What is needed:
Select, from the data, each line where "React" occurs.

Material:

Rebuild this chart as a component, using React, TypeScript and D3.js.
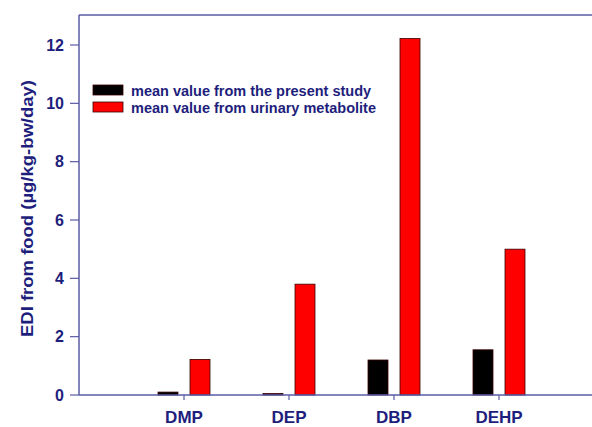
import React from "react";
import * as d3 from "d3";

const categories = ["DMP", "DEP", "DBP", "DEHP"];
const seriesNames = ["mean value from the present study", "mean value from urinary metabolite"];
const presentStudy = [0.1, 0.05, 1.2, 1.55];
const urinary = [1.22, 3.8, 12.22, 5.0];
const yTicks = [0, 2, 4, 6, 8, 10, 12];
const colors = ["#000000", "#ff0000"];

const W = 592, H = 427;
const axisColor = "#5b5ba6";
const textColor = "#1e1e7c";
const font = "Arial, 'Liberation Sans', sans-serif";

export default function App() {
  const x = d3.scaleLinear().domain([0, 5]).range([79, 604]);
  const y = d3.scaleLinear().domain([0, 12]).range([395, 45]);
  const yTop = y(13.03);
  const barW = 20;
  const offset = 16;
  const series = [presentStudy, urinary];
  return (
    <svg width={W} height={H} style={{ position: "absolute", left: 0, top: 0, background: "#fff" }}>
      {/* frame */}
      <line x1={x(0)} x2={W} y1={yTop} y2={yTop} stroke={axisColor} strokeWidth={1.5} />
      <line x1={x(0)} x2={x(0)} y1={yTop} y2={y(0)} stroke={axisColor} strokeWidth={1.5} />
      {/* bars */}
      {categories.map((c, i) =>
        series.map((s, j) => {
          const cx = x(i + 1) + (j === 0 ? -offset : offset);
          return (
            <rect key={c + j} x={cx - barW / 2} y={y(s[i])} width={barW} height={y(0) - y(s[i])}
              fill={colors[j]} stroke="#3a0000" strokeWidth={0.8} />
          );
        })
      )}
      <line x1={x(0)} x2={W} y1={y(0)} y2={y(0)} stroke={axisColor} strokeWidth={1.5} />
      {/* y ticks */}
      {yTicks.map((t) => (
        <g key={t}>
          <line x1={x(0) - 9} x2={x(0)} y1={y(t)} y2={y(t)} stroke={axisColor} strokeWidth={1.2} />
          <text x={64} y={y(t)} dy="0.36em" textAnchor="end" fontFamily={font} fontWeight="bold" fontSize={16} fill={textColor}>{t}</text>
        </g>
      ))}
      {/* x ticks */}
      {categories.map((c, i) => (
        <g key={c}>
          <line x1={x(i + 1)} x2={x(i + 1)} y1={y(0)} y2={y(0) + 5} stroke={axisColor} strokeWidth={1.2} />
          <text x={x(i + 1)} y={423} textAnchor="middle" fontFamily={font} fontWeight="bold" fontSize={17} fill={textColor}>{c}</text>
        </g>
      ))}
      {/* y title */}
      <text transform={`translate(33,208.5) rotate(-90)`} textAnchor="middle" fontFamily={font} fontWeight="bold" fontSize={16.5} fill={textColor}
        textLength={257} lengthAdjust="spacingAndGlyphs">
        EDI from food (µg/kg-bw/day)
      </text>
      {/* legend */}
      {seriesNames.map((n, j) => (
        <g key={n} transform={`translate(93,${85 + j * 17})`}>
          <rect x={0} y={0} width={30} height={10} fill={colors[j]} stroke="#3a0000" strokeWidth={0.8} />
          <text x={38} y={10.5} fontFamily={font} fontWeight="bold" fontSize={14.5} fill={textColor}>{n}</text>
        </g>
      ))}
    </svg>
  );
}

Expected output:
Rebuild this chart as a component, using React, TypeScript and D3.js.
import React from "react";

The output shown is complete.